# 16V CIS-E ITBs



## alexkod22 (Sep 1, 2011)

*KE-Jetronic (CIS-E) ITBs*

Hi there! 

As you can see I am new to this forum. 

In this thread I want to show you my 1.8L 16V on CIS-E (KE-Jetronic) ITBs. 
First of all rebuilt engine. 

















stock ABF cams. 










and a 4.47 differential 










Then came the empty Delortos 40 synchronized with the CIS-E fuel distributor.


----------



## lilredcabby (Mar 28, 2010)

very cool great videos, im in the procces now of doing r1 carbs on my 1.8l 16v with a built head. this jus made me even more excited to do my car


----------



## alexkod22 (Sep 1, 2011)

lilredcabby said:


> very cool great videos, im in the procces now of doing r1 carbs on my 1.8l 16v with a built head. this jus made me even more excited to do my car


 Thanks! and good luck with your R1 carbs!


----------



## gwebel (Feb 13, 2001)

Cool setup... can you elaborate on how you setup the cable to the fuel metering box?


----------



## alexkod22 (Sep 1, 2011)

The sync between throttle bodies and fuel distributor was made using a crescent from the 16v original throttle body.









And this is after adjusting the crecent lenght.


----------



## ncbrock (Sep 28, 2010)

that thing rips!!:thumbup:


----------



## gwebel (Feb 13, 2001)

I love it... more pics of the cable setup! Details on the tuning process? Would love more info...


----------



## alexkod22 (Sep 1, 2011)

Tuning the amount of fuel is made by just adjusting the lenght of the crescent. For fine adjustmens the KE-Jetronic should do its job using pressure regulator.


----------



## dogzila22 (Apr 1, 2008)

What is air fuel ratio at wide open throttle? show your dyno


----------



## LamaMk1 (Apr 7, 2009)

that reminds me of this 
9a + KR head + ITB + K-jetronic


----------



## alexkod22 (Sep 1, 2011)

dogzila22 said:


> What is air fuel ratio at wide open throttle? show your dyno


AFR guge indicates a bit rich but I think it's ok. nu dyno jet


----------



## alexkod22 (Sep 1, 2011)

LamaMk1 said:


> that reminds me of this
> 9a + KR head + ITB + K-jetronic


nice


----------



## gwebel (Feb 13, 2001)

alexkod22 said:


> The sync between throttle bodies and fuel distributor was made using a crescent from the 16v original throttle body.
> 
> 
> 
> ...


So, there are two cables that go to that crecent? Or does that crecent attach directly to the throttle bodies?


----------



## alexkod22 (Sep 1, 2011)

There is a single cable. The crescent is attached directly to the throttlebodies. On one side flap axle of my dellortos had a hexagonal end slightly bigger than the 16v crescent bolt hole. Tapped it, put a nut and that was it.


----------



## psychobandito (Sep 10, 2009)

Any reason you didn't just go with carbs?


----------



## alexkod22 (Sep 1, 2011)

psychobandito said:


> Any reason you didn't just go with carbs?

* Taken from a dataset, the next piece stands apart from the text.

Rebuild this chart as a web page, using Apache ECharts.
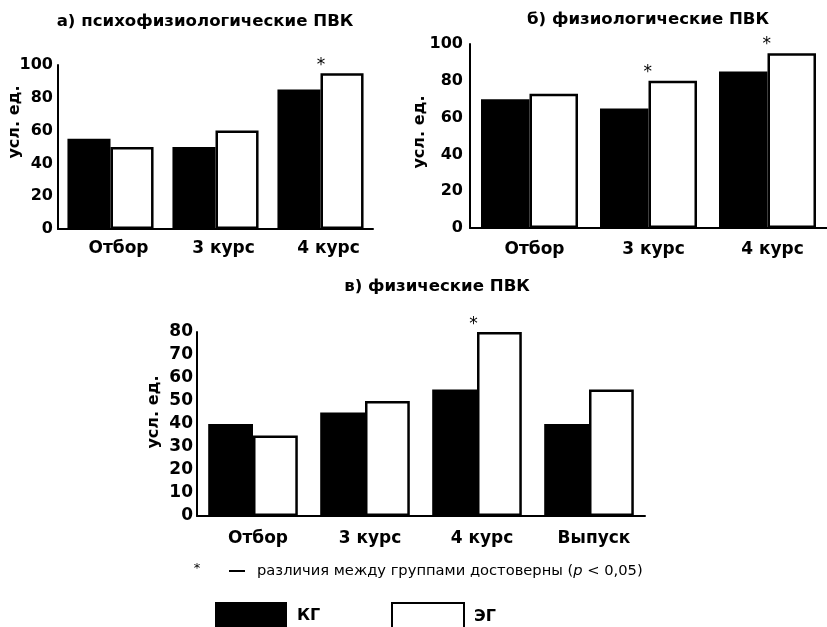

Simply beacause injecting fuel is much more efficient than "dripping" it.


----------



## psychobandito (Sep 10, 2009)

agreed, but you're really hindering yourself with the CIS.

you would get the same result just using a short runner intake and avoiding all the crap with the gutted carbs.

if you really want ITBs, spend the $350 on a megasquirt.


----------



## Jettaboy1884 (Jan 20, 2004)

alexkod22 said:


> Simply beacause injecting fuel is much more efficient than "dripping" it.


Hmmm. Well the catch here is that you're no longer using the fuel system properly, and I bet that at WOT with low RPM and high load you may actually end up dripping in the fuel...

Let me explain: (and correct me if I am not seeing this correctly). With the air flow plate rigged to open with the throttle cable, you have effectively eliminated the ability of the system to meter fuel based on the air flowing into the motor. 

So if you go full throttle at low RPM and are under load, the air flow plate will be flowing fuel as though the motor is turning high RPM and moving a lot of air, but it's actually not...

I remember that someone else did this years ago and technically the motor runs and drives ok, but the fueling is not matched up to the engine's needs. You can account for this somewhat by modulating the throttle so you are opening the throttles (and now the fuel flow) just ahead of the RPM, but how long is that fun for?

I applaud your creativity, but there's a reason why not many people have done this.

I'll second the guy who says to just spend the money and convert to Megasquirt. :thumbup:


----------



## 86Franklin (Apr 5, 2008)

Couldn't you have just made a Plenum and route it to the fuel dist. Like normal? Makes more sense to me than cable sync'd with the thottle. Cool idea though and props for it actually work


----------



## alexkod22 (Sep 1, 2011)

Jettaboy, what you did not undersood: this is no day by day car and I think neither what we saw years ago.
You are right, at low RPM under load there is too much fuel but that happens before 3000-3500 RPM. On high RPM it just does the job and thrust me, air flow plate potentiometer, electronic pressure regulator and oxygen sensor are there for a reason even if the whole system and ECU are not that advanced.


----------